WORK TO BE COMPLETED =
Could you retype the lines below, starting at the line holding "Generate a component" and stopping at the line holding "import * as", inclusive? Copy them exactly and drop the images.

— start —

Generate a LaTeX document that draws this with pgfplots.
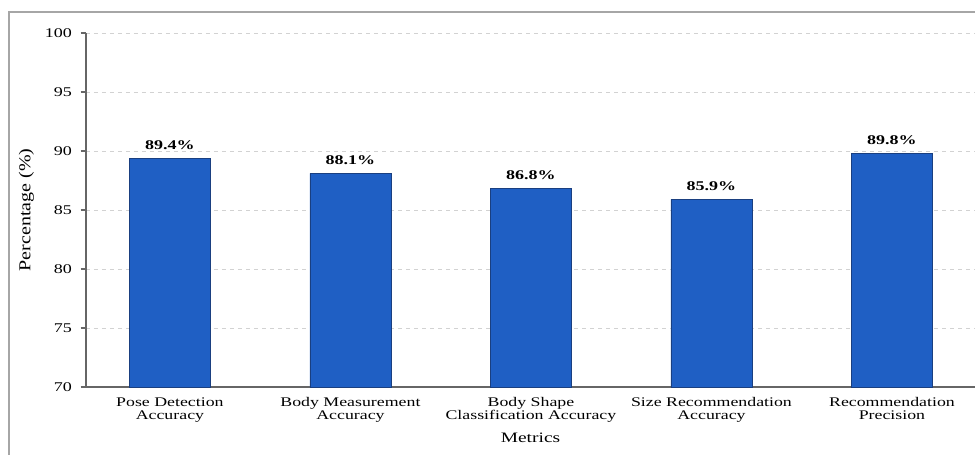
\documentclass[border=0pt]{standalone}
\usepackage{pgfplots}
\pgfplotsset{compat=1.18}
\usepackage{fontspec}
\setmainfont{Liberation Serif}[FakeStretch=1.35]
\newfontfamily\ylabserif{Liberation Serif}[FakeStretch=1.2]
\definecolor{barblue}{HTML}{1F5FC4}
\definecolor{baredge}{HTML}{1A3F80}
\begin{document}
\begin{tikzpicture}
\useasboundingbox (-64.5pt,-50.25pt) rectangle (666.75pt,290.25pt);
\draw[gray!70, line width=0.8pt] (-57.75pt,-60pt) -- (-57.75pt,281.25pt) -- (670pt,281.25pt);
\begin{axis}[
  at={(0pt,0pt)}, anchor=south west,
  scale only axis,
  width=666.75pt, height=265.5pt,
  xmin=-0.465, xmax=4.46,
  ymin=70, ymax=100,
  ytick={70,75,...,100},
  xtick={0,1,2,3,4},
  xticklabels={{Pose Detection\\Accuracy},{Body Measurement\\Accuracy},{Body Shape\\Classification Accuracy},{Size Recommendation\\Accuracy},{Recommendation\\Precision}},
  x tick label style={align=center, font=\fontsize{9.9pt}{10pt}\selectfont, inner sep=1pt, yshift=-2.5pt},
  y tick label style={font=\fontsize{10pt}{12pt}\selectfont, xshift=-3pt},
  /pgf/number format/assume math mode=true,
  axis x line*=bottom, axis y line*=left,
  axis line style={gray!80!black, line width=0.8pt},
  x axis line style={-}, y axis line style={-},
  tick align=outside,
  major tick length=4pt,
  x tick style={draw=none},
  y tick style={gray!80!black, line width=0.8pt},
  ymajorgrids,
  grid style={dashed, gray!35, line width=0.5pt},
  xlabel={Metrics},
  ylabel={Percentage (\%)},
  xlabel style={font=\fontsize{10.8pt}{12pt}\selectfont, at={(axis description cs:0.5,0)}, anchor=center, yshift=-38.25pt},
  every axis y label/.style={at={(axis description cs:-0.067,0.5)}, rotate=90, anchor=center, font=\ylabserif\fontsize{12.5pt}{14pt}\selectfont},
  ybar, bar width=60.75pt,
  nodes near coords={\pgfmathprintnumber[fixed,precision=1,fixed zerofill]{\pgfplotspointmeta}\%},
  every node near coord/.append style={font=\bfseries\fontsize{10pt}{12pt}\selectfont, black, yshift=3pt},
]
\addplot[fill=barblue, draw=baredge, line width=0.5pt] coordinates {(0,89.4) (1,88.1) (2,86.8) (3,85.9) (4,89.8)};
\end{axis}
\end{tikzpicture}
\end{document}
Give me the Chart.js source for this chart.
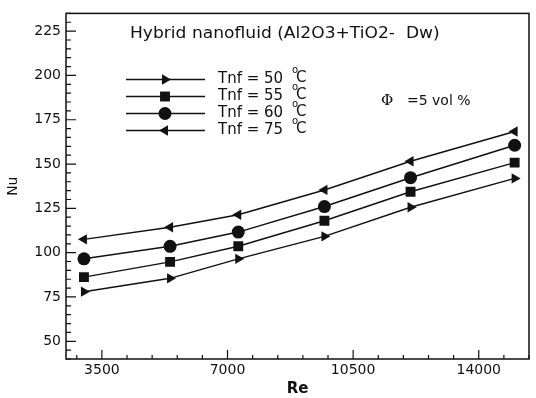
<!DOCTYPE html>
<html>
<head>
<meta charset="utf-8">
<script src="https://cdn.jsdelivr.net/npm/chart.js@4.4.1/dist/chart.umd.min.js"></script>
<style>
  html, body { margin: 0; padding: 0; background: #fff; }
</style>
</head>
<body>
<canvas id="nuChart" width="536" height="398"></canvas>
<script>
// values
const reValues = [3000, 5400, 7300, 9700, 12100, 15000];
const nu50 = [78, 85.5, 96.5, 109.2, 125.6, 141.9];
const nu55 = [86.2, 94.8, 103.6, 118, 134.4, 150.8];
const nu60 = [96.5, 103.6, 111.6, 126, 142.3, 160.6];
const nu75 = [107.5, 114.3, 121.4, 135.4, 151.6, 168.4];
const seriesLabels = ['Tnf = 50', 'Tnf = 55', 'Tnf = 60', 'Tnf = 75'];
const xTicks = [3500, 7000, 10500, 14000];
const yTicks = [50, 75, 100, 125, 150, 175, 200, 225];

const ink = '#111';

function toPoints(ys) {
    return reValues.map((re, i) => ({ x: re, y: ys[i] }));
}

function makeSet(label, ys, style, rotation, radius) {
    return {
        label: label,
        data: toPoints(ys),
        borderColor: ink,
        backgroundColor: ink,
        borderWidth: 1.5,
        pointStyle: style,
        rotation: rotation,
        pointRadius: radius,
        pointBorderWidth: 0,
        pointBackgroundColor: ink,
        tension: 0
    };
}

function stretchText(ctx, text, x, y, sx) {
    ctx.save();
    ctx.translate(x, y);
    ctx.scale(sx, 1);
    ctx.fillText(text, 0, 0);
    ctx.restore();
}

// frame, inward ticks, in-plot legend and notes
const frameAndNotes = {
    id: 'frameAndNotes',
    afterDraw(chart) {
        const { ctx, chartArea: a, scales: { x, y } } = chart;
        ctx.save();
        ctx.strokeStyle = ink;
        ctx.fillStyle = ink;
        ctx.lineWidth = 1.5;
        ctx.strokeRect(a.left, a.top, a.right - a.left, a.bottom - a.top);

        ctx.lineWidth = 1.2;
        ctx.beginPath();
        for (let v = 40; v <= 235; v += 5) {
            const py = y.getPixelForValue(v);
            const len = yTicks.includes(v) ? 10 : 5;
            ctx.moveTo(a.left, py);
            ctx.lineTo(a.left + len, py);
        }
        for (let v = 2800; v <= 15400; v += 700) {
            const px = x.getPixelForValue(v);
            const len = xTicks.includes(v) ? 9 : 4;
            ctx.moveTo(px, a.bottom);
            ctx.lineTo(px, a.bottom - len);
        }
        ctx.stroke();

        // title inside the plot
        ctx.textBaseline = 'middle';
        ctx.textAlign = 'left';
        ctx.font = '15px "DejaVu Sans"';
        stretchText(ctx, 'Hybrid nanofluid (Al2O3+TiO2-  Dw)', 130, 34, 1.14);

        // legend
        chart.data.datasets.forEach((ds, i) => {
            const ry = 79.5 + i * 17;
            ctx.lineWidth = 1.5;
            ctx.beginPath();
            ctx.moveTo(126, ry);
            ctx.lineTo(205, ry);
            ctx.stroke();
            Chart.helpers.drawPoint(ctx, {
                pointStyle: ds.pointStyle,
                rotation: ds.rotation,
                radius: ds.pointRadius,
                borderWidth: 0
            }, 165, ry);
            ctx.font = '15px "DejaVu Sans"';
            ctx.fillText(ds.label, 218, ry);
            ctx.font = '10px "DejaVu Sans"';
            ctx.fillText('o', 292, ry - 9);
            ctx.font = '15px "DejaVu Sans"';
            ctx.fillText('C', 296, ry - 1);
        });

        ctx.font = '15px "DejaVu Serif"';
        ctx.fillText('Φ', 381, 101);
        ctx.font = '14px "DejaVu Sans"';
        ctx.fillText('=5 vol %', 407, 101);
        ctx.restore();
    }
};

new Chart(document.getElementById('nuChart'), {
    type: 'line',
    data: {
        datasets: [
            makeSet(seriesLabels[0], nu50, 'triangle', 90, 6),
            makeSet(seriesLabels[1], nu55, 'rect', 0, 7),
            makeSet(seriesLabels[2], nu60, 'circle', 0, 6.5),
            makeSet(seriesLabels[3], nu75, 'triangle', 270, 6)
        ]
    },
    options: {
        responsive: false,
        animation: false,
        devicePixelRatio: 1,
        layout: { padding: { top: 10, right: 1, left: 0, bottom: 0 } },
        plugins: {
            legend: { display: false },
            tooltip: { enabled: false }
        },
        scales: {
            x: {
                type: 'linear',
                min: 2500,
                max: 15400,
                afterBuildTicks: (s) => { s.ticks = xTicks.map(v => ({ value: v })); },
                afterFit: (s) => { s.height = 39; },
                grid: { display: false, drawTicks: false },
                border: { display: false },
                ticks: {
                    padding: 3,
                    color: ink,
                    maxRotation: 0,
                    callback: (v) => String(v),
                    font: { family: 'DejaVu Sans', size: 14 }
                },
                title: {
                    display: true,
                    text: 'Re',
                    color: ink,
                    padding: { top: 0, bottom: 0 },
                    font: { family: 'DejaVu Sans', size: 15, weight: 'bold' }
                }
            },
            y: {
                min: 40,
                max: 235,
                afterBuildTicks: (s) => { s.ticks = yTicks.map(v => ({ value: v })); },
                afterFit: (s) => { s.width = 66; },
                grid: { display: false, drawTicks: false },
                border: { display: false },
                ticks: {
                    padding: 5,
                    color: ink,
                    callback: (v) => String(v),
                    font: { family: 'DejaVu Sans', size: 14 }
                },
                title: {
                    display: true,
                    text: 'Nu',
                    color: ink,
                    padding: { top: 5, bottom: 0 },
                    font: { family: 'DejaVu Sans', size: 14 }
                }
            }
        }
    },
    plugins: [frameAndNotes]
});
</script>
</body>
</html>
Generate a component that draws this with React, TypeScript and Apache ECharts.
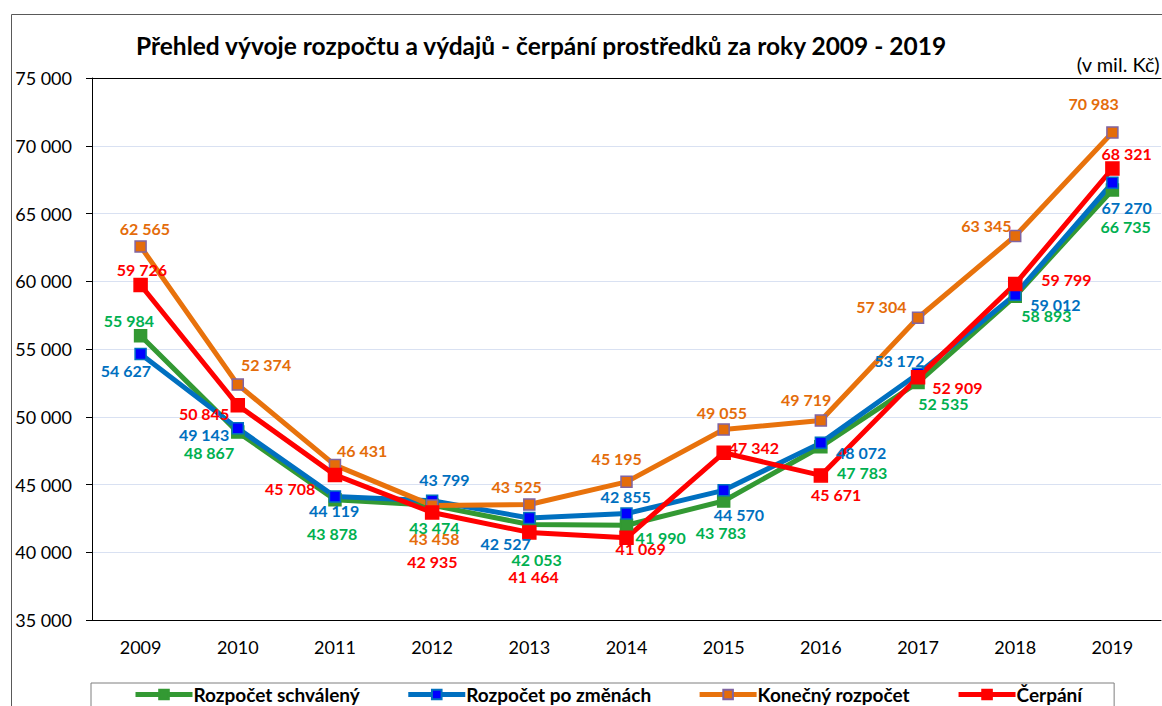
import React, { useEffect, useRef } from "react";
import * as echarts from "echarts";

const years = ["2009", "2010", "2011", "2012", "2013", "2014", "2015", "2016", "2017", "2018", "2019"];
const schvaleny = [55984, 48867, 43878, 43474, 42053, 41990, 43783, 47783, 52535, 58893, 66735];
const poZmenach = [54627, 49143, 44119, 43799, 42527, 42855, 44570, 48072, 53172, 59012, 67270];
const konecny = [62565, 52374, 46431, 43458, 43525, 45195, 49055, 49719, 57304, 63345, 70983];
const cerpani = [59726, 50845, 45708, 42935, 41464, 41069, 47342, 45671, 52909, 59799, 68321];

// label offsets (styling only, relative to each point)
const offGreen = [[-11, -14], [-28, 21], [-2, 35], [3, 23], [8, 36], [35, 13], [-2, 32], [42, 26], [26, 22], [32, 20], [14, 37]];
const offBlue = [[-14, 17], [-33, 7], [0, 15], [13, -21], [-23, 26], [0, -16], [16, 25], [41, 10], [-18, -13], [41, 11], [15, 26]];
const offOrange = [[5, -17], [29, -19], [28, -14], [3, 34], [-12, -17], [-9, -23], [-1, -16], [-14, -20], [-36, -11], [-28, -10], [-18, -28]];
const offRed = [[2, -15], [-33, 9], [-44, 14], [1, 50], [5, 45], [15, 11], [31, -5], [16, 20], [40, 11], [52, -4], [15, -14]];

const FONT = "Lato, 'Open Sans', sans-serif";
const fmt = (v: number) => String(v).replace(/\B(?=(\d{3})+(?!\d))/g, " ");

function mkSeries(name: string, values: number[], offs: number[][], lineColor: string, labelColor: string, symFill: string, symBorder: string, symSize: number) {
  return {
    name,
    type: "line",
    symbol: "rect",
    symbolSize: symSize,
    lineStyle: { color: lineColor, width: 5 },
    itemStyle: { color: symFill, borderColor: symBorder, borderWidth: 1.5 },
    color: lineColor,
    labelLayout: { hideOverlap: false },
    label: {
      show: true,
      align: "center",
      verticalAlign: "middle",
      color: labelColor,
      fontFamily: FONT,
      fontWeight: "bold",
      fontSize: 16,
      formatter: (p: any) => fmt(p.value),
    },
    data: values.map((v, i) => ({
      value: v,
      label: { position: [symSize / 2 + offs[i][0], symSize / 2 + offs[i][1]] },
    })),
  };
}

export default function App() {
  const ref = useRef<HTMLDivElement>(null);
  useEffect(() => {
    document.body.style.margin = "0";
    const chart = echarts.init(ref.current!, null, { renderer: "svg" });
    chart.setOption({
      animation: false,
      backgroundColor: "#fff",
      title: {
        text: "Přehled vývoje rozpočtu a výdajů - čerpání prostředků za roky 2009 - 2019",
        left: 131,
        top: 28,
        textStyle: { fontFamily: FONT, fontWeight: "bold", fontSize: 24.5, color: "#000" },
      },
      graphic: [
        {
          type: "rect",
          left: 9,
          top: 12,
          shape: { width: 1300, height: 900 },
          style: { fill: "none", stroke: "#595959", lineWidth: 1 },
          silent: true,
          z: -10,
        },
        {
          type: "text",
          right: 2,
          top: 54,
          style: { text: "(v mil. Kč)", font: `20px ${FONT}`, fill: "#000" },
        },
      ],
      legend: {
        left: 91,
        top: 683,
        padding: [2, 32, 10, 42],
        borderColor: "#7f7f7f",
        borderWidth: 1,
        itemGap: 46,
        itemWidth: 57,
        itemHeight: 12,
        lineStyle: { width: 5 },
        textStyle: { fontFamily: FONT, fontWeight: "bold", fontSize: 19, color: "#000", padding: [0, 0, 0, -4] },
        data: ["Rozpočet schválený", "Rozpočet po změnách", "Konečný rozpočet", "Čerpání"],
      },
      grid: { left: 92, right: 1, top: 78, bottom: 86 },
      xAxis: [
        {
          type: "category",
          data: years,
          boundaryGap: true,
          axisLine: { lineStyle: { color: "#000", width: 1 } },
          axisTick: { inside: true, length: 6, lineStyle: { color: "#000" } },
          axisLabel: { fontFamily: FONT, fontSize: 18, color: "#000", margin: 18 },
        },
        {
          type: "category",
          data: years,
          position: "top",
          axisLine: { lineStyle: { color: "#000", width: 1 } },
          axisTick: { show: false },
          axisLabel: { show: false },
        },
      ],
      yAxis: {
        type: "value",
        min: 35000,
        max: 75000,
        interval: 5000,
        axisLine: { show: true, lineStyle: { color: "#000" } },
        axisTick: { show: true, length: 6, lineStyle: { color: "#000" } },
        splitLine: { lineStyle: { color: "#d9e1f2", width: 1 } },
        axisLabel: { fontFamily: FONT, fontSize: 18, color: "#000", margin: 20, formatter: (v: number) => fmt(v) },
      },
      series: [
        mkSeries("Rozpočet schválený", schvaleny, offGreen, "#339933", "#00b050", "#339933", "#339933", 12),
        mkSeries("Rozpočet po změnách", poZmenach, offBlue, "#0070c0", "#0070c0", "#0000ff", "#0070c0", 11),
        mkSeries("Konečný rozpočet", konecny, offOrange, "#e8720c", "#e46c0a", "#e46c0a", "#8064a2", 11),
        mkSeries("Čerpání", cerpani, offRed, "#ff0000", "#ff0000", "#ff0000", "#ff0000", 13),
      ],
    });
    return () => chart.dispose();
  }, []);
  return <div ref={ref} style={{ width: 1162, height: 706 }} />;
}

— end —

RESPONSE TO THE TASK =
Generate a component that draws this with React, TypeScript and Apache ECharts.
import React, { useEffect, useRef } from "react";
import * as echarts from "echarts";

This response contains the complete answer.